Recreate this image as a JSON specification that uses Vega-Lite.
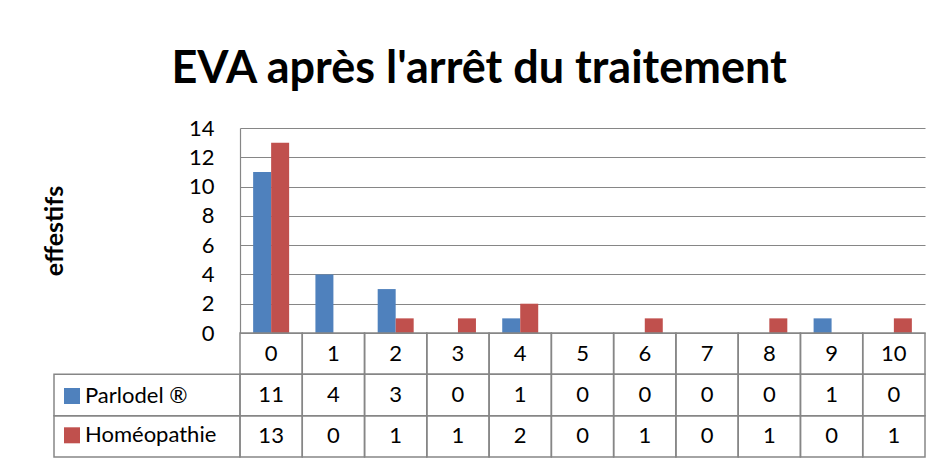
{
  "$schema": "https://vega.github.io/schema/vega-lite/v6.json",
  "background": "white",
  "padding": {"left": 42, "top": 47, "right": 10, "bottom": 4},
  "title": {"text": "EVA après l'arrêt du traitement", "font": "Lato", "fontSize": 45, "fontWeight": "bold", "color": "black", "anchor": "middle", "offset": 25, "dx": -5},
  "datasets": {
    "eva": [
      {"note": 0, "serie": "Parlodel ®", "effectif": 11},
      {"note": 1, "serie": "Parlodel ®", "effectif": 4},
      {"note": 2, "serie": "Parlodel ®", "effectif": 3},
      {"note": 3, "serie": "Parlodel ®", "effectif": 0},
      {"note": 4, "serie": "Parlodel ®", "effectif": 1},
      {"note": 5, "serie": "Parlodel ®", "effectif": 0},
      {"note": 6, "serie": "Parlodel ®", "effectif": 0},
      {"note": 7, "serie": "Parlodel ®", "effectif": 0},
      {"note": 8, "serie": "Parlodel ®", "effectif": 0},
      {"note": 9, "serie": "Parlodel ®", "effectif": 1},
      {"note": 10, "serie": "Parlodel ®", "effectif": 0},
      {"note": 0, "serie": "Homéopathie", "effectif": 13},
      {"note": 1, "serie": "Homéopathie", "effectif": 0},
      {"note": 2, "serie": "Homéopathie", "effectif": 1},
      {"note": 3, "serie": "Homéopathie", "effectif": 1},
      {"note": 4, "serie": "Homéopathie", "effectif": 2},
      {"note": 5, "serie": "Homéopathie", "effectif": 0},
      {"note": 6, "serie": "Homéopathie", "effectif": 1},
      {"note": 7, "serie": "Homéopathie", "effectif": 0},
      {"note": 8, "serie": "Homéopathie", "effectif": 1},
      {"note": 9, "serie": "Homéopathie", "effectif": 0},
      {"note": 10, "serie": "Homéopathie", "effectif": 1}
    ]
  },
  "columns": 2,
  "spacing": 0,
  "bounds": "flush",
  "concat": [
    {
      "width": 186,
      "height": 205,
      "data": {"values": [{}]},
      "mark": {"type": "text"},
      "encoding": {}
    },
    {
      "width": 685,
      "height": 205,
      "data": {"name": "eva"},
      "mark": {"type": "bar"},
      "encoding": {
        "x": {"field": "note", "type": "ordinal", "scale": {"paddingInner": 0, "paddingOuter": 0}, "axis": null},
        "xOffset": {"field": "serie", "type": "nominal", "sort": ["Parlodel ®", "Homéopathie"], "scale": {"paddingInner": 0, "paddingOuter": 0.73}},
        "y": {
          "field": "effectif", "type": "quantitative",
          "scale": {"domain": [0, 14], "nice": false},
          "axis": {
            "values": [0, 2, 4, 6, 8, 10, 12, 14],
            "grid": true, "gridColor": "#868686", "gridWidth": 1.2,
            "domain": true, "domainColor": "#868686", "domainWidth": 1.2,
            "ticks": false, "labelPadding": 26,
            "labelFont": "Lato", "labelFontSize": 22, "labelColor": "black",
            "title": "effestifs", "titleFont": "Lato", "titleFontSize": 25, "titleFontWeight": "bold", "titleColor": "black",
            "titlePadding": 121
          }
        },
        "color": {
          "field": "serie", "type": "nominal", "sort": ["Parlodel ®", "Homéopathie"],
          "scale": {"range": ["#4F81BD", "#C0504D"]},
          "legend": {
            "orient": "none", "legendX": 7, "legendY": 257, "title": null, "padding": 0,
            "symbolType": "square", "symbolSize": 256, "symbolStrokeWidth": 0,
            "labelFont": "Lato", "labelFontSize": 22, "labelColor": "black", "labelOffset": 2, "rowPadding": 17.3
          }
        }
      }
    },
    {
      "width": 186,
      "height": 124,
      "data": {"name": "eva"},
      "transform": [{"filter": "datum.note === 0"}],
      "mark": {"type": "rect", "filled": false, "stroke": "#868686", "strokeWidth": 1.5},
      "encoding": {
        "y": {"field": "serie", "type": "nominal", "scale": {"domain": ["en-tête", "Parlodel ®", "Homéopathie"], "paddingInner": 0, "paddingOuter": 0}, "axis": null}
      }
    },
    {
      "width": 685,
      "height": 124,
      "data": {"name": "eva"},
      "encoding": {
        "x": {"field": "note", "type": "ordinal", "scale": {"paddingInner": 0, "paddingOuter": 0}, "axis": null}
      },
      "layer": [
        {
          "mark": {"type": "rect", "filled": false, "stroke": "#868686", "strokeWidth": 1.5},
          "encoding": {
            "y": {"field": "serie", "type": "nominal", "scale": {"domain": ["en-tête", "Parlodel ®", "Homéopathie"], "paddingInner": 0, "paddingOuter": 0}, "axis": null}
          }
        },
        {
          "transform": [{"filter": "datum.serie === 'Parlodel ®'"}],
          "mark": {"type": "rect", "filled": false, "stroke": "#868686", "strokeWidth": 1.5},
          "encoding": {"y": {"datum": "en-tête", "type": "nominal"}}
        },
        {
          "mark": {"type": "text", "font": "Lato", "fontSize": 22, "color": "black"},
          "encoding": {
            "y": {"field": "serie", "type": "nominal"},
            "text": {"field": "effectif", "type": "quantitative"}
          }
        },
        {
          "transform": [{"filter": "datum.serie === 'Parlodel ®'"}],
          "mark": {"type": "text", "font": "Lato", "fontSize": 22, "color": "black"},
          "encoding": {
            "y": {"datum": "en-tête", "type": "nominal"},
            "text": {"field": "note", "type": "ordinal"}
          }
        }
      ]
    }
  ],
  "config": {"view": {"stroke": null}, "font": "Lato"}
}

================

■ **Instructions to follow**
The listing above needs to be output again exactly. Don't include the pictures.

■ **Task solution**
Recreate this image as a JSON specification that uses Vega-Lite.
{
  "$schema": "https://vega.github.io/schema/vega-lite/v6.json",
  "background": "white",
  "padding": {"left": 42, "top": 47, "right": 10, "bottom": 4},
  "title": {"text": "EVA après l'arrêt du traitement", "font": "Lato", "fontSize": 45, "fontWeight": "bold", "color": "black", "anchor": "middle", "offset": 25, "dx": -5},
  "datasets": {
    "eva": [
      {"note": 0, "serie": "Parlodel ®", "effectif": 11},
      {"note": 1, "serie": "Parlodel ®", "effectif": 4},
      {"note": 2, "serie": "Parlodel ®", "effectif": 3},
      {"note": 3, "serie": "Parlodel ®", "effectif": 0},
      {"note": 4, "serie": "Parlodel ®", "effectif": 1},
      {"note": 5, "serie": "Parlodel ®", "effectif": 0},
      {"note": 6, "serie": "Parlodel ®", "effectif": 0},
      {"note": 7, "serie": "Parlodel ®", "effectif": 0},
      {"note": 8, "serie": "Parlodel ®", "effectif": 0},
      {"note": 9, "serie": "Parlodel ®", "effectif": 1},
      {"note": 10, "serie": "Parlodel ®", "effectif": 0},
      {"note": 0, "serie": "Homéopathie", "effectif": 13},
      {"note": 1, "serie": "Homéopathie", "effectif": 0},
      {"note": 2, "serie": "Homéopathie", "effectif": 1},
      {"note": 3, "serie": "Homéopathie", "effectif": 1},
      {"note": 4, "serie": "Homéopathie", "effectif": 2},
      {"note": 5, "serie": "Homéopathie", "effectif": 0},
      {"note": 6, "serie": "Homéopathie", "effectif": 1},
      {"note": 7, "serie": "Homéopathie", "effectif": 0},
      {"note": 8, "serie": "Homéopathie", "effectif": 1},
      {"note": 9, "serie": "Homéopathie", "effectif": 0},
      {"note": 10, "serie": "Homéopathie", "effectif": 1}
    ]
  },
  "columns": 2,
  "spacing": 0,
  "bounds": "flush",
  "concat": [
    {
      "width": 186,
      "height": 205,
      "data": {"values": [{}]},
      "mark": {"type": "text"},
      "encoding": {}
    },
    {
      "width": 685,
      "height": 205,
      "data": {"name": "eva"},
      "mark": {"type": "bar"},
      "encoding": {
        "x": {"field": "note", "type": "ordinal", "scale": {"paddingInner": 0, "paddingOuter": 0}, "axis": null},
        "xOffset": {"field": "serie", "type": "nominal", "sort": ["Parlodel ®", "Homéopathie"], "scale": {"paddingInner": 0, "paddingOuter": 0.73}},
        "y": {
          "field": "effectif", "type": "quantitative",
          "scale": {"domain": [0, 14], "nice": false},
          "axis": {
            "values": [0, 2, 4, 6, 8, 10, 12, 14],
            "grid": true, "gridColor": "#868686", "gridWidth": 1.2,
            "domain": true, "domainColor": "#868686", "domainWidth": 1.2,
            "ticks": false, "labelPadding": 26,
            "labelFont": "Lato", "labelFontSize": 22, "labelColor": "black",
            "title": "effestifs", "titleFont": "Lato", "titleFontSize": 25, "titleFontWeight": "bold", "titleColor": "black",
            "titlePadding": 121
          }
        },
        "color": {
          "field": "serie", "type": "nominal", "sort": ["Parlodel ®", "Homéopathie"],
          "scale": {"range": ["#4F81BD", "#C0504D"]},
          "legend": {
            "orient": "none", "legendX": 7, "legendY": 257, "title": null, "padding": 0,
            "symbolType": "square", "symbolSize": 256, "symbolStrokeWidth": 0,
            "labelFont": "Lato", "labelFontSize": 22, "labelColor": "black", "labelOffset": 2, "rowPadding": 17.3
          }
        }
      }
    },
    {
      "width": 186,
      "height": 124,
      "data": {"name": "eva"},
      "transform": [{"filter": "datum.note === 0"}],
      "mark": {"type": "rect", "filled": false, "stroke": "#868686", "strokeWidth": 1.5},
      "encoding": {
        "y": {"field": "serie", "type": "nominal", "scale": {"domain": ["en-tête", "Parlodel ®", "Homéopathie"], "paddingInner": 0, "paddingOuter": 0}, "axis": null}
      }
    },
    {
      "width": 685,
      "height": 124,
      "data": {"name": "eva"},
      "encoding": {
        "x": {"field": "note", "type": "ordinal", "scale": {"paddingInner": 0, "paddingOuter": 0}, "axis": null}
      },
      "layer": [
        {
          "mark": {"type": "rect", "filled": false, "stroke": "#868686", "strokeWidth": 1.5},
          "encoding": {
            "y": {"field": "serie", "type": "nominal", "scale": {"domain": ["en-tête", "Parlodel ®", "Homéopathie"], "paddingInner": 0, "paddingOuter": 0}, "axis": null}
          }
        },
        {
          "transform": [{"filter": "datum.serie === 'Parlodel ®'"}],
          "mark": {"type": "rect", "filled": false, "stroke": "#868686", "strokeWidth": 1.5},
          "encoding": {"y": {"datum": "en-tête", "type": "nominal"}}
        },
        {
          "mark": {"type": "text", "font": "Lato", "fontSize": 22, "color": "black"},
          "encoding": {
            "y": {"field": "serie", "type": "nominal"},
            "text": {"field": "effectif", "type": "quantitative"}
          }
        },
        {
          "transform": [{"filter": "datum.serie === 'Parlodel ®'"}],
          "mark": {"type": "text", "font": "Lato", "fontSize": 22, "color": "black"},
          "encoding": {
            "y": {"datum": "en-tête", "type": "nominal"},
            "text": {"field": "note", "type": "ordinal"}
          }
        }
      ]
    }
  ],
  "config": {"view": {"stroke": null}, "font": "Lato"}
}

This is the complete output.